Start of Information supplied
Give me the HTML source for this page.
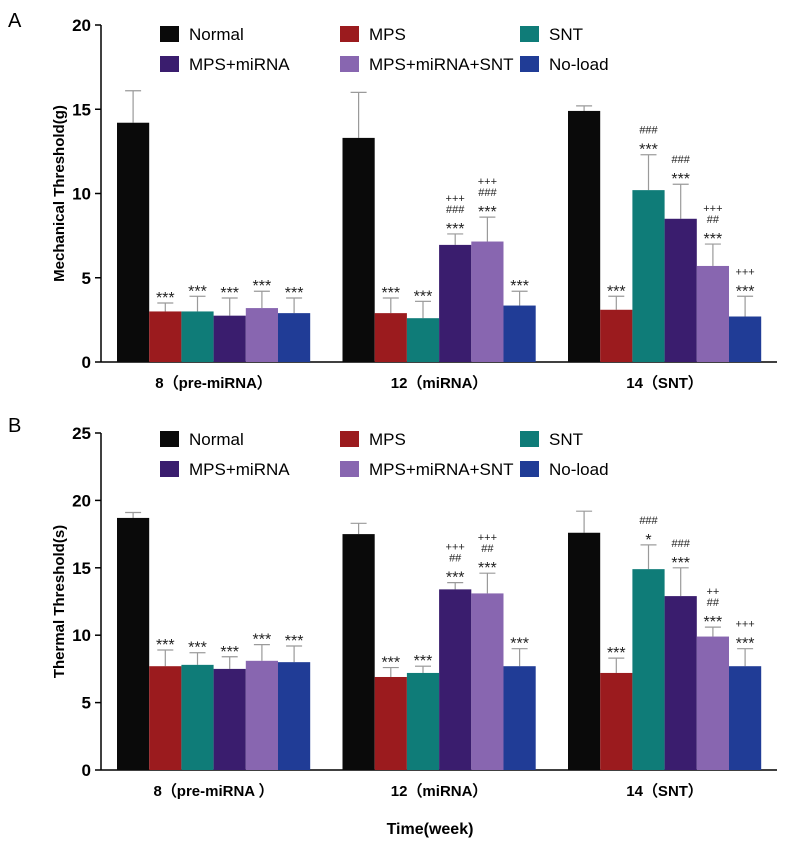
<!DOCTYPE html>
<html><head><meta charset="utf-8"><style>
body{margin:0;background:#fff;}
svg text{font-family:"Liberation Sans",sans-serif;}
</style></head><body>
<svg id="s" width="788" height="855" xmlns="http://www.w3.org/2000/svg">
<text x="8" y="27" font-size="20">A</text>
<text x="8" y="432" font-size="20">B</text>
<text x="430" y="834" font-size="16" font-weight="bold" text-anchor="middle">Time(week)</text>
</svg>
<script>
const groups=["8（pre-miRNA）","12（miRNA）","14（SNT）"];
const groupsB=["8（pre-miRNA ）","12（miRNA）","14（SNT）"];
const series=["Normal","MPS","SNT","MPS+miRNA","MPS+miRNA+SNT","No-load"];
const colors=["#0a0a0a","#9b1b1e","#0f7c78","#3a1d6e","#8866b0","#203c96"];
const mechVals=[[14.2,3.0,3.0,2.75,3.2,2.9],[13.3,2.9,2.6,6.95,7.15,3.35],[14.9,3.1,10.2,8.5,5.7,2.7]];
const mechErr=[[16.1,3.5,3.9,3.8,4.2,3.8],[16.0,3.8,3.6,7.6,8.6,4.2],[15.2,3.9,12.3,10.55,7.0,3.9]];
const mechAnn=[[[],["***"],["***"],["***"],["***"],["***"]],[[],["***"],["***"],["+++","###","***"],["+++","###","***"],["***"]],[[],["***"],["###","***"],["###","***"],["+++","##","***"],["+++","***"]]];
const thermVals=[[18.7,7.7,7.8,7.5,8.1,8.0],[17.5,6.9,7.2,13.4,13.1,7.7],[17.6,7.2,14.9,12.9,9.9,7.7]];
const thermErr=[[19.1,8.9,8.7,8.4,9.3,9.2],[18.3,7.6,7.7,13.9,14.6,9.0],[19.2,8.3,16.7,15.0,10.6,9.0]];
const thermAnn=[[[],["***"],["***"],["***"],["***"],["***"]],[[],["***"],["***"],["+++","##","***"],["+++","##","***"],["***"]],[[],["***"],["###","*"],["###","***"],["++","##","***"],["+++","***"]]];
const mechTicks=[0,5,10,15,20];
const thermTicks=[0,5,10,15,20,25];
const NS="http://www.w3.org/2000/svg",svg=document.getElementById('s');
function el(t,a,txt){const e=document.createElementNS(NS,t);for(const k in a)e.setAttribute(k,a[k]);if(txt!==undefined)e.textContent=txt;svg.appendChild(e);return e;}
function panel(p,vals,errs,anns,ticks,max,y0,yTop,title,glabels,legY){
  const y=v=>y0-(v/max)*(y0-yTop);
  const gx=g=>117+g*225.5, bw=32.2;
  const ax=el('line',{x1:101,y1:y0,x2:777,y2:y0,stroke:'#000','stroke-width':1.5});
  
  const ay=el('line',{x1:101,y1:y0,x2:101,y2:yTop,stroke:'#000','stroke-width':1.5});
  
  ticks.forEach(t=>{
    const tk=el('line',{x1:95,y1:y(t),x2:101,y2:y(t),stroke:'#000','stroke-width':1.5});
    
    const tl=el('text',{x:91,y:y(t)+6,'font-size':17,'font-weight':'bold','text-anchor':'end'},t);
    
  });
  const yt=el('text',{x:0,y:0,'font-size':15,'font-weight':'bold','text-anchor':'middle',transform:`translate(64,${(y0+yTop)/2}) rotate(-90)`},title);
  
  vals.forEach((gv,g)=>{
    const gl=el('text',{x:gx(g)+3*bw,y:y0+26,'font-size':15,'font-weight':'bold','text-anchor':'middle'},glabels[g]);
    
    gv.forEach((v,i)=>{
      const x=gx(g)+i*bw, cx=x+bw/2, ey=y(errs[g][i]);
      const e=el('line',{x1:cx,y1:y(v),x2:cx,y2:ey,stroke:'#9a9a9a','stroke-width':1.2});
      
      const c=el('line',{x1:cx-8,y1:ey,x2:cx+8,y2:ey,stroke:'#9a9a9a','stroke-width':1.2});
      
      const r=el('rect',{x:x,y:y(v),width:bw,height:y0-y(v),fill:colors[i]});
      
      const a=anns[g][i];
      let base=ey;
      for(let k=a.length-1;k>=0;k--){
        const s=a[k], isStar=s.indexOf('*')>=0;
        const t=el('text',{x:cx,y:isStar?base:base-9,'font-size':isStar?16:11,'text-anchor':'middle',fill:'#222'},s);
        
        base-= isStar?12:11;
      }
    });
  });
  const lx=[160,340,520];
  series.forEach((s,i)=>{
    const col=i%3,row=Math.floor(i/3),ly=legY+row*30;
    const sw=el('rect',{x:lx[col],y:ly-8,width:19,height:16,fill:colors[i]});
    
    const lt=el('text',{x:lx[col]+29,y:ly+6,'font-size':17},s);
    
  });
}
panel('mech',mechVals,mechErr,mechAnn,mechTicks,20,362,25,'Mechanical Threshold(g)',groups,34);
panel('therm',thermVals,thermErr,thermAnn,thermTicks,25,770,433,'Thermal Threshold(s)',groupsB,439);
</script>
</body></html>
End of Information supplied
Problem to work on - Restate the whole of the material word for word without the pictures.

Output for this exercise -
Give me the HTML source for this page.
<!DOCTYPE html>
<html><head><meta charset="utf-8"><style>
body{margin:0;background:#fff;}
svg text{font-family:"Liberation Sans",sans-serif;}
</style></head><body>
<svg id="s" width="788" height="855" xmlns="http://www.w3.org/2000/svg">
<text x="8" y="27" font-size="20">A</text>
<text x="8" y="432" font-size="20">B</text>
<text x="430" y="834" font-size="16" font-weight="bold" text-anchor="middle">Time(week)</text>
</svg>
<script>
const groups=["8（pre-miRNA）","12（miRNA）","14（SNT）"];
const groupsB=["8（pre-miRNA ）","12（miRNA）","14（SNT）"];
const series=["Normal","MPS","SNT","MPS+miRNA","MPS+miRNA+SNT","No-load"];
const colors=["#0a0a0a","#9b1b1e","#0f7c78","#3a1d6e","#8866b0","#203c96"];
const mechVals=[[14.2,3.0,3.0,2.75,3.2,2.9],[13.3,2.9,2.6,6.95,7.15,3.35],[14.9,3.1,10.2,8.5,5.7,2.7]];
const mechErr=[[16.1,3.5,3.9,3.8,4.2,3.8],[16.0,3.8,3.6,7.6,8.6,4.2],[15.2,3.9,12.3,10.55,7.0,3.9]];
const mechAnn=[[[],["***"],["***"],["***"],["***"],["***"]],[[],["***"],["***"],["+++","###","***"],["+++","###","***"],["***"]],[[],["***"],["###","***"],["###","***"],["+++","##","***"],["+++","***"]]];
const thermVals=[[18.7,7.7,7.8,7.5,8.1,8.0],[17.5,6.9,7.2,13.4,13.1,7.7],[17.6,7.2,14.9,12.9,9.9,7.7]];
const thermErr=[[19.1,8.9,8.7,8.4,9.3,9.2],[18.3,7.6,7.7,13.9,14.6,9.0],[19.2,8.3,16.7,15.0,10.6,9.0]];
const thermAnn=[[[],["***"],["***"],["***"],["***"],["***"]],[[],["***"],["***"],["+++","##","***"],["+++","##","***"],["***"]],[[],["***"],["###","*"],["###","***"],["++","##","***"],["+++","***"]]];
const mechTicks=[0,5,10,15,20];
const thermTicks=[0,5,10,15,20,25];
const NS="http://www.w3.org/2000/svg",svg=document.getElementById('s');
function el(t,a,txt){const e=document.createElementNS(NS,t);for(const k in a)e.setAttribute(k,a[k]);if(txt!==undefined)e.textContent=txt;svg.appendChild(e);return e;}
function panel(p,vals,errs,anns,ticks,max,y0,yTop,title,glabels,legY){
  const y=v=>y0-(v/max)*(y0-yTop);
  const gx=g=>117+g*225.5, bw=32.2;
  const ax=el('line',{x1:101,y1:y0,x2:777,y2:y0,stroke:'#000','stroke-width':1.5});
  
  const ay=el('line',{x1:101,y1:y0,x2:101,y2:yTop,stroke:'#000','stroke-width':1.5});
  
  ticks.forEach(t=>{
    const tk=el('line',{x1:95,y1:y(t),x2:101,y2:y(t),stroke:'#000','stroke-width':1.5});
    
    const tl=el('text',{x:91,y:y(t)+6,'font-size':17,'font-weight':'bold','text-anchor':'end'},t);
    
  });
  const yt=el('text',{x:0,y:0,'font-size':15,'font-weight':'bold','text-anchor':'middle',transform:`translate(64,${(y0+yTop)/2}) rotate(-90)`},title);
  
  vals.forEach((gv,g)=>{
    const gl=el('text',{x:gx(g)+3*bw,y:y0+26,'font-size':15,'font-weight':'bold','text-anchor':'middle'},glabels[g]);
    
    gv.forEach((v,i)=>{
      const x=gx(g)+i*bw, cx=x+bw/2, ey=y(errs[g][i]);
      const e=el('line',{x1:cx,y1:y(v),x2:cx,y2:ey,stroke:'#9a9a9a','stroke-width':1.2});
      
      const c=el('line',{x1:cx-8,y1:ey,x2:cx+8,y2:ey,stroke:'#9a9a9a','stroke-width':1.2});
      
      const r=el('rect',{x:x,y:y(v),width:bw,height:y0-y(v),fill:colors[i]});
      
      const a=anns[g][i];
      let base=ey;
      for(let k=a.length-1;k>=0;k--){
        const s=a[k], isStar=s.indexOf('*')>=0;
        const t=el('text',{x:cx,y:isStar?base:base-9,'font-size':isStar?16:11,'text-anchor':'middle',fill:'#222'},s);
        
        base-= isStar?12:11;
      }
    });
  });
  const lx=[160,340,520];
  series.forEach((s,i)=>{
    const col=i%3,row=Math.floor(i/3),ly=legY+row*30;
    const sw=el('rect',{x:lx[col],y:ly-8,width:19,height:16,fill:colors[i]});
    
    const lt=el('text',{x:lx[col]+29,y:ly+6,'font-size':17},s);
    
  });
}
panel('mech',mechVals,mechErr,mechAnn,mechTicks,20,362,25,'Mechanical Threshold(g)',groups,34);
panel('therm',thermVals,thermErr,thermAnn,thermTicks,25,770,433,'Thermal Threshold(s)',groupsB,439);
</script>
</body></html>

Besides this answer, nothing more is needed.